From a young age, Darwin was exposed to a variety of religious beliefs and ways of thinking. His family had been traditionally nonconformist Unitarian Christians, but both his grandfather and his father were freethinkers, a way of thinking that rejects dogma and argues instead for other methods to reach beliefs. He was baptised under the Church of England and went even further as to enter into divinity school and later become an Anglican clergyman. Nevertheless, his faith wavered after witnessing the cruelty of slavery throughout his travels, and living the death of three of his children.
8. Darwin had a strict obsession with Backgammon.

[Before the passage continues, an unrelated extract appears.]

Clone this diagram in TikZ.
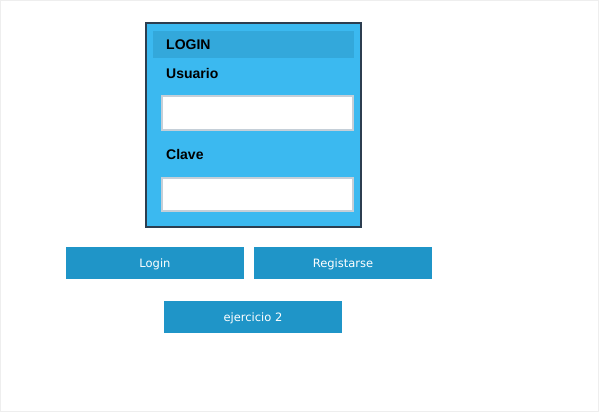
\documentclass[tikz,border=0pt]{standalone}
\usepackage{fontspec}
\setmainfont{Liberation Sans}
\newfontfamily\btnfont{DejaVu Sans}
\definecolor{panelfill}{HTML}{3BB9F0}
\definecolor{panelborder}{HTML}{2C3E50}
\definecolor{headfill}{HTML}{33A8DB}
\definecolor{inputborder}{HTML}{C5CFD8}
\definecolor{btnfill}{HTML}{1F95C8}
\definecolor{frame}{HTML}{EEEEEE}
\tikzset{
  lbl/.style={anchor=base west, inner sep=0pt, font=\fontsize{14}{16}\selectfont\bfseries, text=black},
  inputbox/.style={draw=inputborder, line width=2pt, fill=white, inner sep=0pt},
  btn/.style={inner sep=0pt, text=white, font=\btnfont\fontsize{11.5}{13}\selectfont},
}
\begin{document}
\begin{tikzpicture}[x=1pt,y=-1pt]
\useasboundingbox (0,0) rectangle (599,412);
\draw[frame, line width=1pt] (0.5,0.5) rectangle (598.5,411.5);
% panel
\draw[panelborder, fill=panelfill, line width=2pt] (146,23) rectangle (361,227);
\fill[headfill] (153,31) rectangle (354,58);
\node[lbl] (login) at (166,50) {LOGIN};
\node[lbl] (usuario) at (166,78) {Usuario};
\draw[inputbox] (162,96) rectangle (353,130);
\node[lbl] (clave) at (166,159) {Clave};
\draw[inputbox] (162,177.5) rectangle (353,211);
% buttons
\fill[btnfill] (66,247) rectangle (244,279);
\node[btn] (blogin) at (155,264) {Login};
\fill[btnfill] (254,247) rectangle (432,279);
\node[btn] (breg) at (343,264) {Registarse};
\fill[btnfill] (164,301) rectangle (342,333);
\node[btn] (bej) at (253,318) {ejercicio 2};
\end{tikzpicture}
\end{document}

Darwin led a very strict routine to reduce his pain caused by an unknown chronic illness. Within that strict routine, he and his wife played 1 or 2 games of backgammon daily. In his last years, his daily games of backgammon between 8 and 8:30 became essential to deal with his headaches, insomnia and exhaustion. Darwin even went as far as keeping score of each game he played with his wife.
9. Darwin’s last words were “I am not the least afraid of death”.
Darwin had become seriously ill in 1882, when he was diagnosed with coronary thrombosis, a condition he may have developed from Chagas disease, a parasitic disease caused by “Kissing Bugs” found in Latin America. In his final days, Darwin was nursed by his wife, Emma, and two of his children, Henrietta and Francis. When speaking to his wife for the last time, Darwin ushered his last reflection: “I am not the least afraid of death—remember what a good wife you have been to me—tell all my children to remember how good they have been to me”.
10. Darwin received an apology from the Church of England — only 126 years later.
After the publication of his book On the Origin of Species, Darwin was notoriously criticized by the Church of England. His theories challenged the religious belief of creationism, which had been the dogmatic teaching of Christianity for centuries. An essay written in 2008 by senior Anglican, Rev. Dr. Malcolm Brown, stated that “the Church of England owes you [Darwin] an apology for misunderstanding you”. Despite his strained relationship with the church, he was ultimately buried in Westminster Abbey, alongside other renowned scientists such as Isaac Newton, and more recently, Stephen Hawking.